WHAT THE TASK REQUIRES:
Copy each line of the data below exactly, leaving out pictures.

INFORMATION SHOWN:
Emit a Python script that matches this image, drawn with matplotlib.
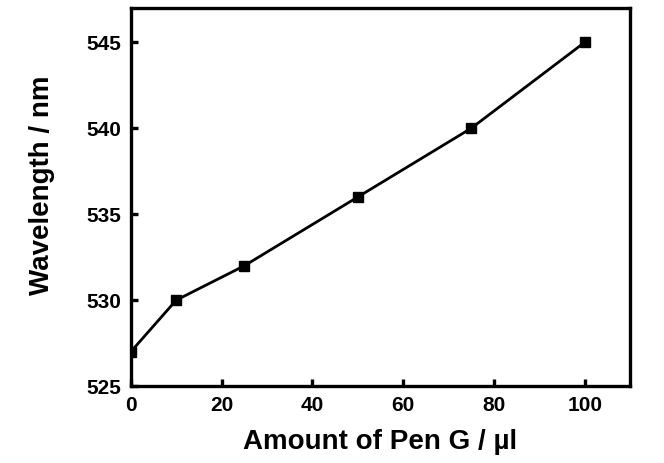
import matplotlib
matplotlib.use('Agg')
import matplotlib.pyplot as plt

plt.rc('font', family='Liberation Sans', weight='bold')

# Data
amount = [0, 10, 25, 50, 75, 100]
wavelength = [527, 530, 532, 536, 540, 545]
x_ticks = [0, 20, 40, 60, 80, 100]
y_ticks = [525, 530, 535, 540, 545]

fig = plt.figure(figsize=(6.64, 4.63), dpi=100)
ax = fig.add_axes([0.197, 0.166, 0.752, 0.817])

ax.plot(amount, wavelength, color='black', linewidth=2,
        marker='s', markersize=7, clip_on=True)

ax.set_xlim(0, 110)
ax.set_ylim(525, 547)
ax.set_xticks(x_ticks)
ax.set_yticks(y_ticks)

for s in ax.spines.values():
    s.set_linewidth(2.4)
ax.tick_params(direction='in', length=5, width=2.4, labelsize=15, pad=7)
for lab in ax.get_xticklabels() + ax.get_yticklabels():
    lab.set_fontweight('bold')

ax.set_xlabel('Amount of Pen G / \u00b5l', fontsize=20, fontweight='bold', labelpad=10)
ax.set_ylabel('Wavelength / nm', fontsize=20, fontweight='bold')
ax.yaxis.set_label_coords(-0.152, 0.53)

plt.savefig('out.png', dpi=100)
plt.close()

TASK RESULT:
Emit a Python script that matches this image, drawn with matplotlib.
import matplotlib
matplotlib.use('Agg')
import matplotlib.pyplot as plt

plt.rc('font', family='Liberation Sans', weight='bold')

# Data
amount = [0, 10, 25, 50, 75, 100]
wavelength = [527, 530, 532, 536, 540, 545]
x_ticks = [0, 20, 40, 60, 80, 100]
y_ticks = [525, 530, 535, 540, 545]

fig = plt.figure(figsize=(6.64, 4.63), dpi=100)
ax = fig.add_axes([0.197, 0.166, 0.752, 0.817])

ax.plot(amount, wavelength, color='black', linewidth=2,
        marker='s', markersize=7, clip_on=True)

ax.set_xlim(0, 110)
ax.set_ylim(525, 547)
ax.set_xticks(x_ticks)
ax.set_yticks(y_ticks)

for s in ax.spines.values():
    s.set_linewidth(2.4)
ax.tick_params(direction='in', length=5, width=2.4, labelsize=15, pad=7)
for lab in ax.get_xticklabels() + ax.get_yticklabels():
    lab.set_fontweight('bold')

ax.set_xlabel('Amount of Pen G / \u00b5l', fontsize=20, fontweight='bold', labelpad=10)
ax.set_ylabel('Wavelength / nm', fontsize=20, fontweight='bold')
ax.yaxis.set_label_coords(-0.152, 0.53)

plt.savefig('out.png', dpi=100)
plt.close()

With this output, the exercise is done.